Funding from city gives youths the means to help others
Friday, Feb. 20, 2004 | 5:38 a.m.
WEEKEND EDITION
Feb. 21-22, 2004
Few people generally show up when the Las Vegas City Council decides to spend millions of dollars on projects that people take for granted -- such as streets, for example.
But the council chamber was packed this week with hundreds of students anticipating the approval of $30,000 toward a project that allows the students to serve their fellow Las Vegans in direct ways, such as creating care packages, hosting holiday parties and tutoring other youth.
"We can't thank you enough," Mayor Oscar Goodman told them. The audience applauded when council unanimously approved the $30,000 in funding.
Alexis Kourafas is a 17-year-old grant review board member who helps decide who receives grants from the Youth Neighborhood Association Partnership Program. Thirty groups received $1,000 each this year.

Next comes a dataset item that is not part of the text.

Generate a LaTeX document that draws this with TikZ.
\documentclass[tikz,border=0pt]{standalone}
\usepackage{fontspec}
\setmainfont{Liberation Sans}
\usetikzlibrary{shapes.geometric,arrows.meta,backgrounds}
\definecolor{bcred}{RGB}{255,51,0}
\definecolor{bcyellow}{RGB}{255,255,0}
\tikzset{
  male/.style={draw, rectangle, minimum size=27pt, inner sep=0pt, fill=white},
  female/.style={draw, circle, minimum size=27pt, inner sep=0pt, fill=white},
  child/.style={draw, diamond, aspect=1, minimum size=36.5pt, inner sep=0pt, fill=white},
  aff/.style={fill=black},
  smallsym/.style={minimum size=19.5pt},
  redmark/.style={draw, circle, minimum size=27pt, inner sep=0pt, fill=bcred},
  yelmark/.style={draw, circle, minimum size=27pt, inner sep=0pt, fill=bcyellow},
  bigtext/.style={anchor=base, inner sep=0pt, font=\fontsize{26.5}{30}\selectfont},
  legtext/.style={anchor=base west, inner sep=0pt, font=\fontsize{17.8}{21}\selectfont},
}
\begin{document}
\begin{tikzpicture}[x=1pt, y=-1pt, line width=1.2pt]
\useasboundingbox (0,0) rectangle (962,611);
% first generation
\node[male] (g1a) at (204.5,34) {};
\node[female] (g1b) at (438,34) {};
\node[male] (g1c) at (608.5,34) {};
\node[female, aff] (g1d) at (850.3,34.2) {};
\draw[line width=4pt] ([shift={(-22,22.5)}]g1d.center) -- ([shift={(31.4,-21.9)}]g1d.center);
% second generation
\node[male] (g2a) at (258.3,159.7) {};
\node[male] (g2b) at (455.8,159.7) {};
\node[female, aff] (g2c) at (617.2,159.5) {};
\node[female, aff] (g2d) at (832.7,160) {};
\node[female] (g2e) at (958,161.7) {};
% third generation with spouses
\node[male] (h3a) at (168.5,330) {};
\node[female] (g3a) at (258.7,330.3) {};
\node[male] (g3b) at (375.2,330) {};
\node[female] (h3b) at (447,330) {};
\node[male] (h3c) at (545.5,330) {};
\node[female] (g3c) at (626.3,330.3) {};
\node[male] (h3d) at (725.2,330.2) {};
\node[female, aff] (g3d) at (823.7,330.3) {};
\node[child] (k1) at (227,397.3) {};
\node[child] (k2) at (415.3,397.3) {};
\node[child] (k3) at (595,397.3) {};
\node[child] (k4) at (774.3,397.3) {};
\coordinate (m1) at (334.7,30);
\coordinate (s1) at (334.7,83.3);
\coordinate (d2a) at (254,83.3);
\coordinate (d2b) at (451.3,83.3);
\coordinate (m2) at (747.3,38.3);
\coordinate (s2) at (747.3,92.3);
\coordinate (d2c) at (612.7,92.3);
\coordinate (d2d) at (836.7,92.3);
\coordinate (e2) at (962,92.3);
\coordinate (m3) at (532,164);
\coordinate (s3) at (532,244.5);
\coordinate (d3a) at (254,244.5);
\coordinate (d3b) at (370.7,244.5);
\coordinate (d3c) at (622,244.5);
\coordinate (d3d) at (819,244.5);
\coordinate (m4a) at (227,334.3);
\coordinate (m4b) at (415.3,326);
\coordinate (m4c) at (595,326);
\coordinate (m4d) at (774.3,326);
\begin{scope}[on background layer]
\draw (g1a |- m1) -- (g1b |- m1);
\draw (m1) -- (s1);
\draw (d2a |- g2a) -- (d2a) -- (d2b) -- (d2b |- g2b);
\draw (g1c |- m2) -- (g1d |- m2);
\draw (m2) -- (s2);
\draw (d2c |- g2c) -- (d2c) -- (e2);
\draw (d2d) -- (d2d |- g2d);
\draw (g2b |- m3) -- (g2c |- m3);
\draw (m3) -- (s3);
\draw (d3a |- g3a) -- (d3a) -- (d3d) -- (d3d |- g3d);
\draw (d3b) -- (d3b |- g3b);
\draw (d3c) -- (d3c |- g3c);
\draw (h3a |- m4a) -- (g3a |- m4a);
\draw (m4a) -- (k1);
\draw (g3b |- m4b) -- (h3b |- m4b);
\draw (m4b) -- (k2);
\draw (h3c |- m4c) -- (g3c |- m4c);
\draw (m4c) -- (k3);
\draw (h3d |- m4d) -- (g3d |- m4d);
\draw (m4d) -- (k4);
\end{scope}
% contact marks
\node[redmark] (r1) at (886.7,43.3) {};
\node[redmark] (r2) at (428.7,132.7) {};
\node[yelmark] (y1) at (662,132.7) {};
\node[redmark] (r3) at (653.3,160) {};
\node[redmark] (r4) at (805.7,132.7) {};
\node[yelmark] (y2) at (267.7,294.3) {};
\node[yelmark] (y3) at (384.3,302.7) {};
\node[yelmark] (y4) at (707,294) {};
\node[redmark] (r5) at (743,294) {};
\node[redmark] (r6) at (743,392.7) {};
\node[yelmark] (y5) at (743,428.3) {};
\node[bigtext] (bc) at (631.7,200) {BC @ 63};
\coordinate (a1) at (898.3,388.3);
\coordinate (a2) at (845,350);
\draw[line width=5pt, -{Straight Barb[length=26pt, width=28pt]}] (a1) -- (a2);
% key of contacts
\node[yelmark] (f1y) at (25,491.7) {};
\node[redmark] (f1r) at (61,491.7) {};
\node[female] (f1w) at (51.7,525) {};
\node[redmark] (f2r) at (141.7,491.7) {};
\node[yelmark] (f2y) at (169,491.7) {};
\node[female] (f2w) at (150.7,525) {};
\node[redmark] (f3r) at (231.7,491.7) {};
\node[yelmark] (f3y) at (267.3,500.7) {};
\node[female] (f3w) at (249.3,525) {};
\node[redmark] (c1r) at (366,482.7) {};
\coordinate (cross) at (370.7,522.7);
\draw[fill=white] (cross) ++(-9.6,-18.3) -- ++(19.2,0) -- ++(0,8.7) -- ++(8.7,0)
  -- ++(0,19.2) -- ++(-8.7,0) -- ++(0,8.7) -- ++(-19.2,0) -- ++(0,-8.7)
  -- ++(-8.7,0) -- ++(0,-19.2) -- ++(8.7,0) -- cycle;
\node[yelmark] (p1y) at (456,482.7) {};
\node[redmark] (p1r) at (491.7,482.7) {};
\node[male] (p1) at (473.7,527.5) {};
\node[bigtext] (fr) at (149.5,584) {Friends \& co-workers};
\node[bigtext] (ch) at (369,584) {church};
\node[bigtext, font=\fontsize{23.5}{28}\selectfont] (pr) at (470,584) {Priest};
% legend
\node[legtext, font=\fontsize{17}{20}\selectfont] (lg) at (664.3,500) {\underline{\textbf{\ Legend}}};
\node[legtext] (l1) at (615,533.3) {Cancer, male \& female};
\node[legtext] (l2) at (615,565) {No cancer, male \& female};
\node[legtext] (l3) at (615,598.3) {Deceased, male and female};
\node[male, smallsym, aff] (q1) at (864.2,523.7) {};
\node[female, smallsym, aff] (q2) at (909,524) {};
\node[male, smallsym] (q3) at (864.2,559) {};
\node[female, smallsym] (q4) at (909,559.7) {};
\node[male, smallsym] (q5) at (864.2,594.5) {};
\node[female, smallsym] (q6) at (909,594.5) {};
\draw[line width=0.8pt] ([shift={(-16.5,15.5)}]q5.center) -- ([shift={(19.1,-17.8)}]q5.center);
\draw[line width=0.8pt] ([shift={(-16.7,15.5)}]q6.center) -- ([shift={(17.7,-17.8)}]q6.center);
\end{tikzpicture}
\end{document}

"This program means a lot to me personally," the Cimarron-Memorial High School senior, who serves as the board chairman, said. "It's great to see the kids reaching out, trying to make a difference and being involved in community service projects.

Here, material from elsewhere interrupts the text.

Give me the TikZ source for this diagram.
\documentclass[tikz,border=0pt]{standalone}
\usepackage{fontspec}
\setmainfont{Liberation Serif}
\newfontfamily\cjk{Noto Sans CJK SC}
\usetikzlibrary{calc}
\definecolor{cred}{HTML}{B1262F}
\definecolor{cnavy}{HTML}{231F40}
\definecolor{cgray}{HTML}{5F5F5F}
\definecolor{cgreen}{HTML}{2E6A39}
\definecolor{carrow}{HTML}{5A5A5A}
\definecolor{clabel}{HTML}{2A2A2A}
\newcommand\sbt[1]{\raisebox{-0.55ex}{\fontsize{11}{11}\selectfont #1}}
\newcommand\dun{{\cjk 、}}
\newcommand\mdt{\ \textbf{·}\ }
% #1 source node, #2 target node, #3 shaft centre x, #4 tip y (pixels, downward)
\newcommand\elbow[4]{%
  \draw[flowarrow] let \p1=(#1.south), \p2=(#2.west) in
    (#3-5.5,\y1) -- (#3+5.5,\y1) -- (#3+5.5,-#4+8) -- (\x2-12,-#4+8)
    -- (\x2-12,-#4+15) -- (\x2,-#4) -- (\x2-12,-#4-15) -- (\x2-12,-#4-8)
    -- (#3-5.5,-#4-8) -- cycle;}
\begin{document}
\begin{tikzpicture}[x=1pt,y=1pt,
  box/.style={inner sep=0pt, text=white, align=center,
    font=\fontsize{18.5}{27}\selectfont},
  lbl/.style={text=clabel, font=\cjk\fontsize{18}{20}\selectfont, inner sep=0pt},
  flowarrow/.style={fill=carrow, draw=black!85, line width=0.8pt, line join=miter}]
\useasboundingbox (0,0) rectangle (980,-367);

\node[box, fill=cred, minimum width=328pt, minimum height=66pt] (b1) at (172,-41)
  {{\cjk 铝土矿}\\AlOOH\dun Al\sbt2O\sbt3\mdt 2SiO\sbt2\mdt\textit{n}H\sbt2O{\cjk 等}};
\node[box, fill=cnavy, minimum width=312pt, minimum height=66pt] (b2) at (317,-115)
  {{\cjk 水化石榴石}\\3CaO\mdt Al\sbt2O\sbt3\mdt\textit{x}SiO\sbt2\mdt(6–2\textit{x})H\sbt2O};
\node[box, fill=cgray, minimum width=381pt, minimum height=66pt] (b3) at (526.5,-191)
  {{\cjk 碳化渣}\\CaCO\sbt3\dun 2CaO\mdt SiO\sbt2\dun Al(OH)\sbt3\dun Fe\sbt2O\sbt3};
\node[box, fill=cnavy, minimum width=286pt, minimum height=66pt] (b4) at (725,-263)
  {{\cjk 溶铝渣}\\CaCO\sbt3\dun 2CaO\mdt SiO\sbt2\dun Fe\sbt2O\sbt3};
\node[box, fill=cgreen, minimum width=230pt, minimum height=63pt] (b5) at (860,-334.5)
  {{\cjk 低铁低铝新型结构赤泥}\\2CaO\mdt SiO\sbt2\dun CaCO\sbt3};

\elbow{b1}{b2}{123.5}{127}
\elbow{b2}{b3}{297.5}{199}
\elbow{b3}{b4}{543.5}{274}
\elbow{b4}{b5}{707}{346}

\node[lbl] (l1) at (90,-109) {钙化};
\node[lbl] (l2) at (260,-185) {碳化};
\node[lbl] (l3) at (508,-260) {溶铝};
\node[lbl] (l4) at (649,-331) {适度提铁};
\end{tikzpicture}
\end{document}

"We hear too often about negative aspects in the city of Las Vegas, and it's great to see kids making a difference," Kourafas said.
The program is run out of the city Neighborhood Services Department by Jocelyn Bluitt-Fisher, of whom Kourafas said "I can't say enough. She loves her job."

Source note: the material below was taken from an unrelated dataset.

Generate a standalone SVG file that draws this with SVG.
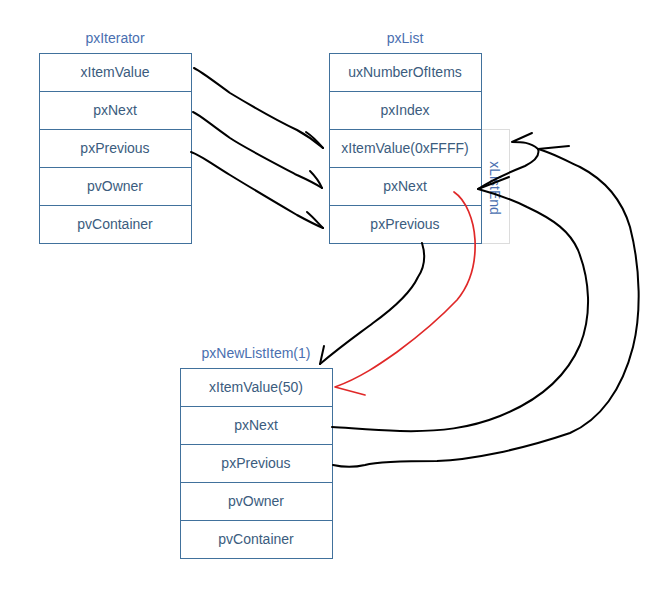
<svg xmlns="http://www.w3.org/2000/svg" width="661" height="616" viewBox="0 0 661 616">
<style>
.box{fill:#fff;stroke:#41719c;stroke-width:1}
.lbl{font-family:"Liberation Sans",Arial,sans-serif;font-size:14px;fill:#3b5c7e;text-anchor:middle}
.ttl{font-family:"Liberation Sans",Arial,sans-serif;font-size:14px;fill:#4a6fb0;text-anchor:middle}
.ink{fill:none;stroke:#000;stroke-width:2;stroke-linecap:round;stroke-linejoin:round}
.red{fill:none;stroke:#e02828;stroke-width:1.7;stroke-linecap:round;stroke-linejoin:round}
</style>
<rect width="661" height="616" fill="#fff"/>

<g id="pxIterator">
<text class="ttl" x="115" y="43">pxIterator</text>
<rect class="box" x="39.5" y="53.5" width="152" height="38"/>
<rect class="box" x="39.5" y="91.5" width="152" height="38"/>
<rect class="box" x="39.5" y="129.5" width="152" height="38"/>
<rect class="box" x="39.5" y="167.5" width="152" height="38"/>
<rect class="box" x="39.5" y="205.5" width="152" height="38"/>
<text class="lbl" x="115" y="77">xItemValue</text>
<text class="lbl" x="115" y="115">pxNext</text>
<text class="lbl" x="115" y="153">pxPrevious</text>
<text class="lbl" x="115" y="191">pvOwner</text>
<text class="lbl" x="115" y="229">pvContainer</text>
</g>

<g id="pxList">
<text class="ttl" x="405" y="43">pxList</text>
<rect x="481.5" y="129.5" width="28" height="114" fill="#fff" stroke="#dcdcdc" stroke-width="1"/>
<rect class="box" x="329.5" y="53.5" width="152" height="38"/>
<rect class="box" x="329.5" y="91.5" width="152" height="38"/>
<rect class="box" x="329.5" y="129.5" width="152" height="38"/>
<rect class="box" x="329.5" y="167.5" width="152" height="38"/>
<rect class="box" x="329.5" y="205.5" width="152" height="38"/>
<text class="lbl" x="405" y="77">uxNumberOfItems</text>
<text class="lbl" x="405" y="115">pxIndex</text>
<text class="lbl" x="405" y="153">xItemValue(0xFFFF)</text>
<text class="lbl" x="405" y="191">pxNext</text>
<text class="lbl" x="405" y="229">pxPrevious</text>
<text class="ttl" transform="translate(490,188) rotate(90)" x="0" y="0">xListEnd</text>
</g>

<g id="pxNewListItem">
<text class="ttl" x="256" y="358">pxNewListItem(1)</text>
<rect class="box" x="180.5" y="368.5" width="152" height="38"/>
<rect class="box" x="180.5" y="406.5" width="152" height="38"/>
<rect class="box" x="180.5" y="444.5" width="152" height="38"/>
<rect class="box" x="180.5" y="482.5" width="152" height="38"/>
<rect class="box" x="180.5" y="520.5" width="152" height="38"/>
<text class="lbl" x="256" y="392">xItemValue(50)</text>
<text class="lbl" x="256" y="430">pxNext</text>
<text class="lbl" x="256" y="468">pxPrevious</text>
<text class="lbl" x="256" y="506">pvOwner</text>
<text class="lbl" x="256" y="544">pvContainer</text>
</g>

<g id="connectors">
<path class="ink" d="M194,68 C202,72 212,80 230,93 C245,102 280,122 297,130 C308,136 316,142 323,148"/>
<path class="ink" d="M306,132 C312,136 318,142 323,148"/>
<path class="ink" d="M193,112 C200,115 210,124 230,138 C245,148 280,166 297,175 C308,180 316,184 322,188"/>
<path class="ink" d="M310,171 C315,176 319,181 322,188"/>
<path class="ink" d="M191,152 C200,155 212,164 230,175 C248,186 280,205 297,215 C308,221 316,225 323,228"/>
<path class="ink" d="M307,212 C313,217 318,223 323,228"/>

<path class="ink" d="M422,243 C426,256 424,268 418,277 C412,290 398,305 373,323 C360,333 345,343 320,364"/>
<path class="ink" d="M324,346 L320,364"/>

<path class="red" d="M454,192 C466,200 474,220 475,240 C476,262 472,282 457,300 C440,318 420,335 397,352 C380,364 360,378 335,387 L365,395"/>

<path class="ink" d="M332,427 C350,428 372,430 400,431 C440,432 470,428 500,416 C535,402 565,380 580,345 C592,315 590,280 578,250 C570,232 555,220 527,207 C515,201 500,195 478,189 L509,177"/>
<path class="ink" d="M478,189 C492,180 510,172 525,166 C535,161 540,155 538,149"/>
<path class="ink" d="M333,465 C342,467 352,468 365,465 C380,461 410,461 437,461 C470,460 520,450 570,433 C600,420 622,390 633,347 C641,315 641,270 630,227 C622,200 605,180 580,167 C565,160 550,152 538,149"/>
<path class="ink" d="M538,149 C530,142 522,142 512,142 L532,133"/>
<path class="ink" d="M538,149 L569,146"/>
</g>
</svg>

Bluitt-Fisher said the program has grown over its six years from $5,000 to the current $30,000.
She said the key is that "it truly is youth-driven."
While they have adult sponsors, the youths develop the ideas and implement them. Also, the board that Kourafas chairs, which decides what programs get funded, is made up of eight adults and seven teens.
The youths do everything "from beginning to end. I become their staff," Bluitt-Fisher said. "We want to get them into the role of being leaders. Problem-solving at that age prepares them."
Detrick Sanford, an 18-year-old freshman at UNLV, said in his two years on the board, "everyone's voice was heard. Everyone had one vote, and the adults didn't look down on the students."
The program "allows the youth of the community to do a community service project they plan themselves and they get their hands into and at the end they get to see the product," Sanford said. "It's nothing an adult dictates to them and says they have to do."
Cheyenne High School freshman Samantha Pfisterer, 14, is involved with her Girl Scout Troop 141 in a project to deliver dental supplies to kids.
"It started last April when a few of our girls went to a dental workshop at community college and found out 3,000 kids in the Las Vegas area go to bed with tooth pain," Pfisterer said. They started collecting toothbrushes and toothpaste, she said, and "that's when we wanted to make it bigger and help more kids."
Part of the project will entail developing a coloring book with word games and puzzles associated with dental hygiene, Pfisterer said.
"Then we're gonna put those in bags and hand them out," she said.
"People think teenagers don't get involved, but they're wrong," she said. "I like it because it's fun, you see people smile, you know you made their day better."